● **Brief**
Omit every picture, and retype the lines that run from the beginning of the data below through the line containing "return arts", inclusive.

● **Dataset excerpt**

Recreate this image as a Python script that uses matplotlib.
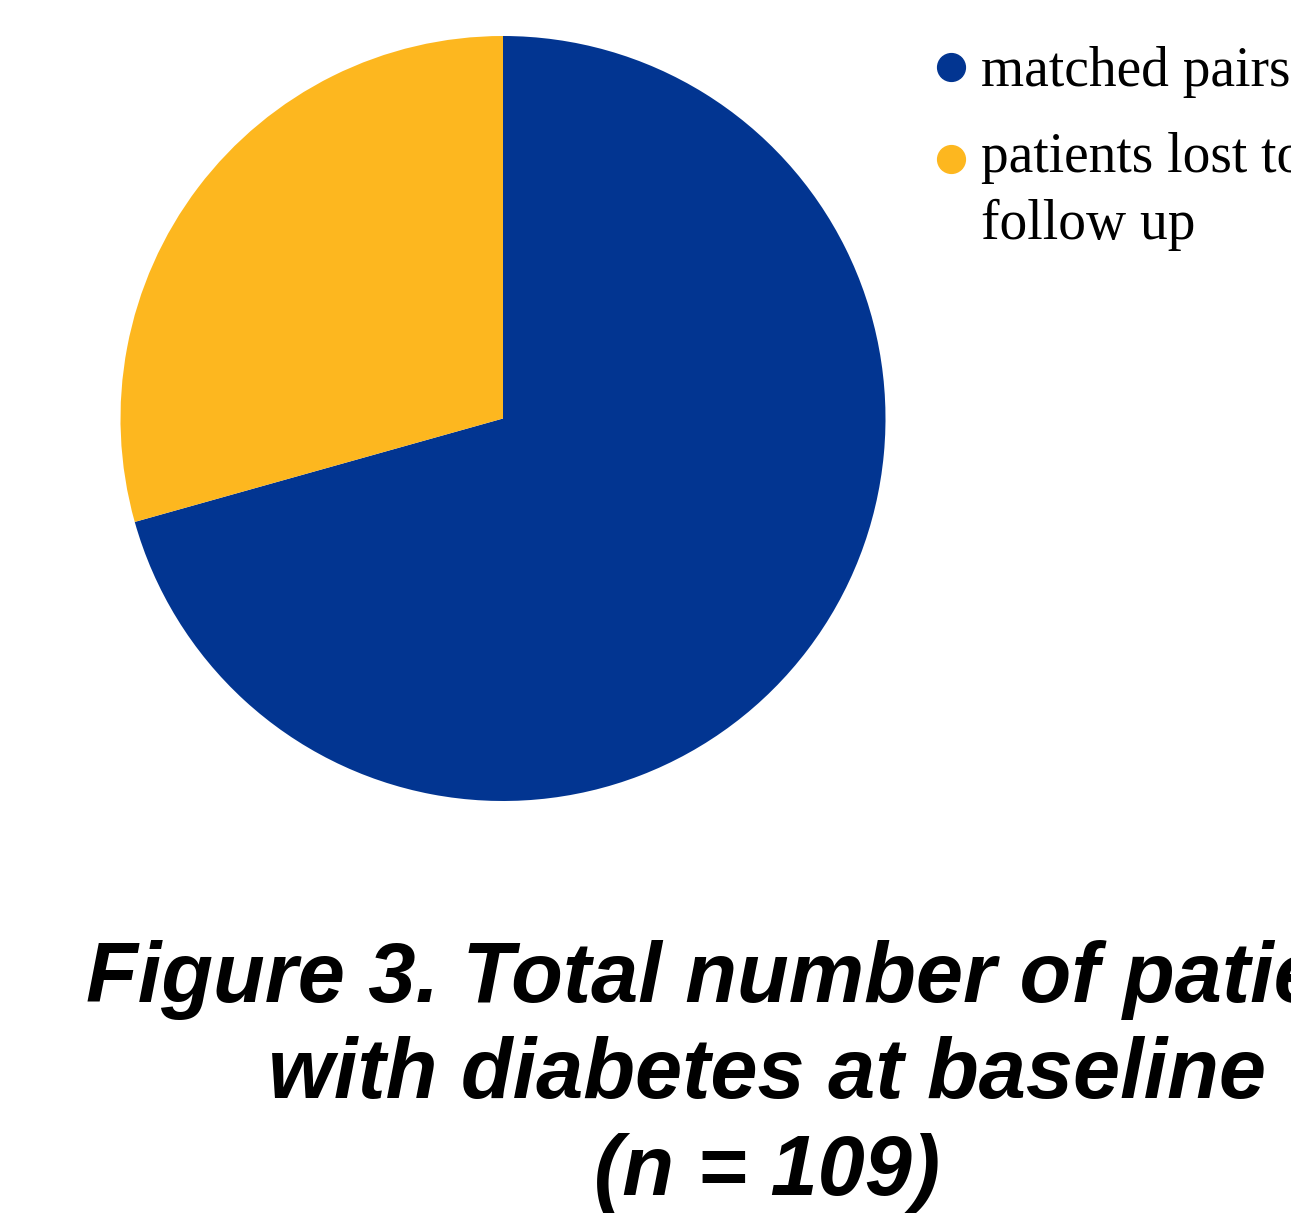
import numpy as np
import matplotlib.pyplot as plt
from matplotlib.lines import Line2D
from matplotlib.legend_handler import HandlerLine2D

labels = ["matched pairs", "patients lost to\nfollow up"]
counts = [77, 32]
colors = ["#023591", "#FDB71F"]
title = "Figure 3. Total number of patients\nwith diabetes at baseline\n(n = 109)"


class RaisedMarker(HandlerLine2D):
    # put the dot next to the first line of a wrapped label
    def __init__(self, raise_by=0.0, **kw):
        super().__init__(**kw)
        self.raise_by = raise_by

    def create_artists(self, legend, orig_handle, xdescent, ydescent,
                       width, height, fontsize, trans):
        arts = super().create_artists(legend, orig_handle, xdescent, ydescent,
                                      width, height, fontsize, trans)
        for a in arts:
            a.set_ydata(np.asarray(a.get_ydata()) + self.raise_by * fontsize)
        return arts


fig = plt.figure(figsize=(12.91, 12.18), dpi=100)
ax = fig.add_axes([120 / 1291, 1 - 801 / 1218, 766 / 1291, 765 / 1218])

ax.pie(counts, colors=colors, startangle=90, counterclock=False,
       wedgeprops=dict(linewidth=0))
ax.set_xlim(-1, 1)
ax.set_ylim(-1, 1)
ax.set_aspect("equal")
ax.axis("off")

handles = [Line2D([], [], linestyle="none", marker="o", markersize=20,
                  markerfacecolor=c, markeredgecolor=c) for c in colors]
leg = fig.legend(handles, labels, loc="upper left",
                 bbox_to_anchor=(937 / 1291, 1 - 46 / 1218),
                 frameon=False, borderpad=0, borderaxespad=0, handlelength=0.5,
                 handletextpad=0.3, labelspacing=0.62,
                 handler_map={handles[1]: RaisedMarker(raise_by=0.6)},
                 prop=dict(family="Liberation Serif", size=40))
for t in leg.get_texts():
    t.set_linespacing(1.35)

fig.text(767 / 1291, 1 - 1213 / 1218, title, ha="center", va="bottom",
         fontsize=61, fontweight="bold", fontstyle="italic",
         family="Liberation Sans", linespacing=1.27)

fig.savefig("out.png", dpi=100)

● **The completed task**
Recreate this image as a Python script that uses matplotlib.
import numpy as np
import matplotlib.pyplot as plt
from matplotlib.lines import Line2D
from matplotlib.legend_handler import HandlerLine2D

labels = ["matched pairs", "patients lost to\nfollow up"]
counts = [77, 32]
colors = ["#023591", "#FDB71F"]
title = "Figure 3. Total number of patients\nwith diabetes at baseline\n(n = 109)"


class RaisedMarker(HandlerLine2D):
    # put the dot next to the first line of a wrapped label
    def __init__(self, raise_by=0.0, **kw):
        super().__init__(**kw)
        self.raise_by = raise_by

    def create_artists(self, legend, orig_handle, xdescent, ydescent,
                       width, height, fontsize, trans):
        arts = super().create_artists(legend, orig_handle, xdescent, ydescent,
                                      width, height, fontsize, trans)
        for a in arts:
            a.set_ydata(np.asarray(a.get_ydata()) + self.raise_by * fontsize)
        return arts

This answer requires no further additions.